Too often these days designers are putting "readability" and implementing the latest in-vogue-standard ahead of well written, well laid out and engaging content.
"Readability" and "well-laid-out and engaging content" are the same thing, and constrained line length isn't exactly the "latest in-vogue-standard". Check out any book, magazine, or newspaper printed within the last few hundred years and take note of its line lengths.
Could be because some people like more content to be displayed.
That's mostly an illusion, though. Here's another look at the screenshots you posted:
Which one has more "wasted space"? Which one "displays more content"?

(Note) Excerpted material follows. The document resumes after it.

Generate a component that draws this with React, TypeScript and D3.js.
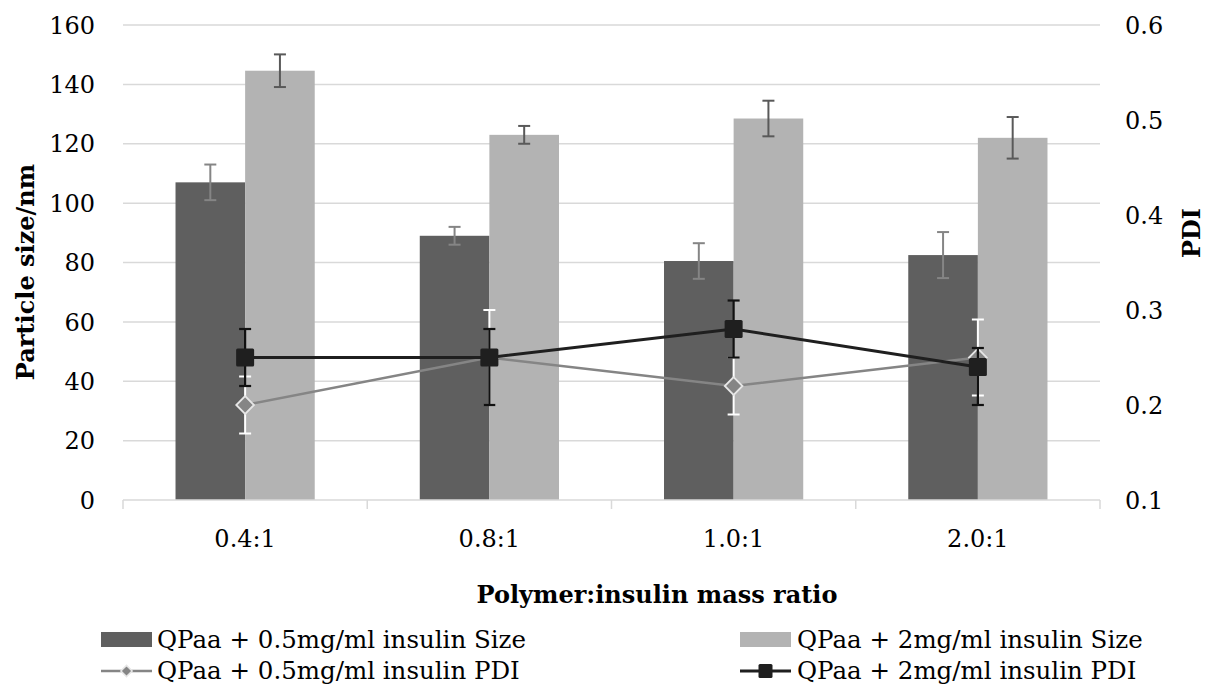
import { useEffect, useRef } from 'react'
import * as d3 from 'd3'

const categories = ['0.4:1', '0.8:1', '1.0:1', '2.0:1']
const size05 = [107, 89, 80.5, 82.5]
const size05Err = [6, 3, 6, 7.75]
const size2 = [144.6, 123, 128.5, 122]
const size2Err = [5.5, 3, 6, 7]
const pdi05 = [0.2, 0.25, 0.22, 0.25]
const pdi05Err = [0.03, 0.05, 0.03, 0.04]
const pdi2 = [0.25, 0.25, 0.28, 0.24]
const pdi2ErrPlus = [0.03, 0.03, 0.03, 0.02]
const pdi2ErrMinus = [0.03, 0.05, 0.03, 0.04]
const leftTicks = [0, 20, 40, 60, 80, 100, 120, 140, 160]
const rightTicks = [0.1, 0.2, 0.3, 0.4, 0.5, 0.6]

const FONT = '"DejaVu Serif", serif'

export default function App() {
  const svgRef = useRef<SVGSVGElement>(null)

  useEffect(() => {
    document.body.style.margin = '0'
    if (!svgRef.current) return
    const svg = d3.select(svgRef.current)
    svg.selectAll('*').remove()

    const left = 123
    const right = 1100
    const top = 25
    const bottom = 500

    const x = d3.scaleBand().domain(categories).range([left, right]).padding(0)
    const yL = d3.scaleLinear().domain([0, 160]).range([bottom, top])
    const yR = d3.scaleLinear().domain([0.1, 0.6]).range([bottom, top])
    const barW = x.bandwidth() * 0.285
    const cx = (c: string) => (x(c) ?? 0) + x.bandwidth() / 2

    // gridlines
    svg.append('g')
      .selectAll('line')
      .data(leftTicks.slice(1))
      .enter()
      .append('line')
      .attr('x1', left)
      .attr('x2', right)
      .attr('y1', d => yL(d))
      .attr('y2', d => yL(d))
      .attr('stroke', '#d9d9d9')
      .attr('stroke-width', 1.5)

    // bars
    const bars = [
      { vals: size05, err: size05Err, color: '#5f5f5f', errColor: '#858585', off: -barW },
      { vals: size2, err: size2Err, color: '#b3b3b3', errColor: '#595959', off: 0 }
    ]
    bars.forEach(b => {
      svg.append('g')
        .selectAll('rect')
        .data(categories)
        .enter()
        .append('rect')
        .attr('x', c => cx(c) + b.off)
        .attr('width', barW)
        .attr('y', (c, i) => yL(b.vals[i]))
        .attr('height', (c, i) => bottom - yL(b.vals[i]))
        .attr('fill', b.color)
    })
    bars.forEach(b => {
      const g = svg.append('g').attr('stroke', b.errColor).attr('stroke-width', 2)
      categories.forEach((c, i) => {
        const xm = cx(c) + b.off + barW / 2
        const y1 = yL(b.vals[i] + b.err[i])
        const y2 = yL(b.vals[i] - b.err[i])
        g.append('line').attr('x1', xm).attr('x2', xm).attr('y1', y1).attr('y2', y2)
        g.append('line').attr('x1', xm - 6).attr('x2', xm + 6).attr('y1', y1).attr('y2', y1)
        g.append('line').attr('x1', xm - 6).attr('x2', xm + 6).attr('y1', y2).attr('y2', y2)
      })
    })

    // x axis line and ticks
    svg.append('line')
      .attr('x1', left).attr('x2', right)
      .attr('y1', bottom).attr('y2', bottom)
      .attr('stroke', '#d9d9d9').attr('stroke-width', 1.5)
    const bounds = categories.map(c => x(c) ?? 0).concat([right])
    svg.append('g')
      .selectAll('line')
      .data(bounds)
      .enter()
      .append('line')
      .attr('x1', d => d).attr('x2', d => d)
      .attr('y1', bottom).attr('y2', bottom + 9)
      .attr('stroke', '#d9d9d9').attr('stroke-width', 1.5)

    // PDI lines
    const line = d3.line<number>()
      .x((d, i) => cx(categories[i]))
      .y(d => yR(d))

    // series 0.5 mg/ml
    svg.append('path')
      .datum(pdi05)
      .attr('d', line)
      .attr('fill', 'none')
      .attr('stroke', '#858585')
      .attr('stroke-width', 2.5)
    const g05 = svg.append('g').attr('stroke', '#ffffff').attr('stroke-width', 2)
    categories.forEach((c, i) => {
      const xm = cx(c)
      const y1 = yR(pdi05[i] + pdi05Err[i])
      const y2 = yR(pdi05[i] - pdi05Err[i])
      g05.append('line').attr('x1', xm).attr('x2', xm).attr('y1', y1).attr('y2', y2)
      g05.append('line').attr('x1', xm - 6).attr('x2', xm + 6).attr('y1', y1).attr('y2', y1)
      g05.append('line').attr('x1', xm - 6).attr('x2', xm + 6).attr('y1', y2).attr('y2', y2)
    })
    svg.append('g')
      .selectAll('path')
      .data(pdi05)
      .enter()
      .append('path')
      .attr('d', d3.symbol(d3.symbolDiamond2, 200))
      .attr('transform', (d, i) => `translate(${cx(categories[i])},${yR(d)})`)
      .attr('fill', '#858585')
      .attr('stroke', '#e6e6e6')
      .attr('stroke-width', 1.8)

    // series 2 mg/ml
    svg.append('path')
      .datum(pdi2)
      .attr('d', line)
      .attr('fill', 'none')
      .attr('stroke', '#1f1f1f')
      .attr('stroke-width', 3)
    const g2 = svg.append('g').attr('stroke', '#111111').attr('stroke-width', 2.2)
    categories.forEach((c, i) => {
      const xm = cx(c)
      const y1 = yR(pdi2[i] + pdi2ErrPlus[i])
      const y2 = yR(pdi2[i] - pdi2ErrMinus[i])
      g2.append('line').attr('x1', xm).attr('x2', xm).attr('y1', y1).attr('y2', y2)
      g2.append('line').attr('x1', xm - 6).attr('x2', xm + 6).attr('y1', y1).attr('y2', y1)
      g2.append('line').attr('x1', xm - 6).attr('x2', xm + 6).attr('y1', y2).attr('y2', y2)
    })
    svg.append('g')
      .selectAll('rect')
      .data(pdi2)
      .enter()
      .append('rect')
      .attr('x', (d, i) => cx(categories[i]) - 9)
      .attr('y', d => yR(d) - 9)
      .attr('width', 18)
      .attr('height', 18)
      .attr('rx', 1.5)
      .attr('fill', '#1f1f1f')

    // tick labels
    const txt = svg.append('g').attr('font-family', FONT).attr('font-size', 24).attr('fill', '#000')
    leftTicks.forEach(t => {
      txt.append('text').attr('x', 95).attr('y', yL(t)).attr('dy', '0.36em')
        .attr('text-anchor', 'end').text(d3.format('d')(t))
    })
    rightTicks.forEach(t => {
      txt.append('text').attr('x', 1125).attr('y', yR(t)).attr('dy', '0.36em')
        .attr('text-anchor', 'start').text(d3.format('.1f')(t))
    })
    categories.forEach(c => {
      txt.append('text').attr('x', cx(c)).attr('y', 547)
        .attr('text-anchor', 'middle').text(c)
    })

    // axis titles
    const ttl = svg.append('g').attr('font-family', FONT).attr('font-size', 24)
      .attr('font-weight', 'bold').attr('fill', '#000')
    ttl.append('text').attr('text-anchor', 'middle')
      .attr('transform', `translate(34,272) rotate(-90)`)
      .text('Particle size/nm')
    ttl.append('text').attr('text-anchor', 'middle')
      .attr('transform', `translate(1200,233) rotate(-90)`)
      .text('PDI')
    ttl.append('text').attr('text-anchor', 'middle')
      .attr('x', 657).attr('y', 603)
      .text('Polymer:insulin mass ratio')

    // legend
    const lg = svg.append('g').attr('font-family', FONT).attr('font-size', 24.5).attr('fill', '#000')
    lg.append('rect').attr('x', 101).attr('y', 632).attr('width', 51).attr('height', 15).attr('fill', '#5f5f5f')
    lg.append('text').attr('x', 157).attr('y', 648).text('QPaa + 0.5mg/ml insulin Size')
    lg.append('rect').attr('x', 740).attr('y', 632).attr('width', 51).attr('height', 15).attr('fill', '#b3b3b3')
    lg.append('text').attr('x', 797).attr('y', 648).text('QPaa + 2mg/ml insulin Size')

    lg.append('line').attr('x1', 101).attr('x2', 152).attr('y1', 671).attr('y2', 671)
      .attr('stroke', '#858585').attr('stroke-width', 2.5)
    lg.append('path').attr('d', d3.symbol(d3.symbolDiamond2, 80))
      .attr('transform', 'translate(126.5,671)')
      .attr('fill', '#858585').attr('stroke', '#e6e6e6').attr('stroke-width', 1.5)
    lg.append('text').attr('x', 157).attr('y', 679).text('QPaa + 0.5mg/ml insulin PDI')

    lg.append('line').attr('x1', 740).attr('x2', 791).attr('y1', 671).attr('y2', 671)
      .attr('stroke', '#1f1f1f').attr('stroke-width', 3)
    lg.append('rect').attr('x', 758.5).attr('y', 664).attr('width', 14).attr('height', 14)
      .attr('rx', 1.5).attr('fill', '#1f1f1f')
    lg.append('text').attr('x', 797).attr('y', 679).text('QPaa + 2mg/ml insulin PDI')
  }, [])

  return (
    <svg
      ref={svgRef}
      width={1219}
      height={689}
      style={{ display: 'block', background: '#fff' }}
    />
  )
}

The pink bars cover the exact same area in terms of pixels, but the one on the bottom requires you to move your eyes - and your mouse - across the entire width of the screen (at least 14 inches or so) to navigate all the links and to line up the thread titles with their forums.
With the layout on the top, all the same information is right in the middle of the screen, no more than a few inches away - and the only "cost" is one less forum link. The space on the side may be "blank", but it is not "wasted".
In text-heavy thread pages, you can do another experiment by measuring the height of the page before and after changing its width. On the first page of this thread, for example, with a monitor 1600 pixels wide and the new site template's default width of 980 pixels, the height of the page is 9155 pixels. With the "wide screen" template enabled, the height is 9025. That's about the height of a single avatar - barely another notch in your mouse's scroll wheel.
The ultimate point here is that widescreen monitors are awesome for videos, games, and productivity, by allowing you to place several different windows side-by-side. They absolutely suck for reading content on the web with your browser in full-screen mode. (A lot of
power users and programmers put their wide-screen monitors in vertical orientations. Give it a try sometime.)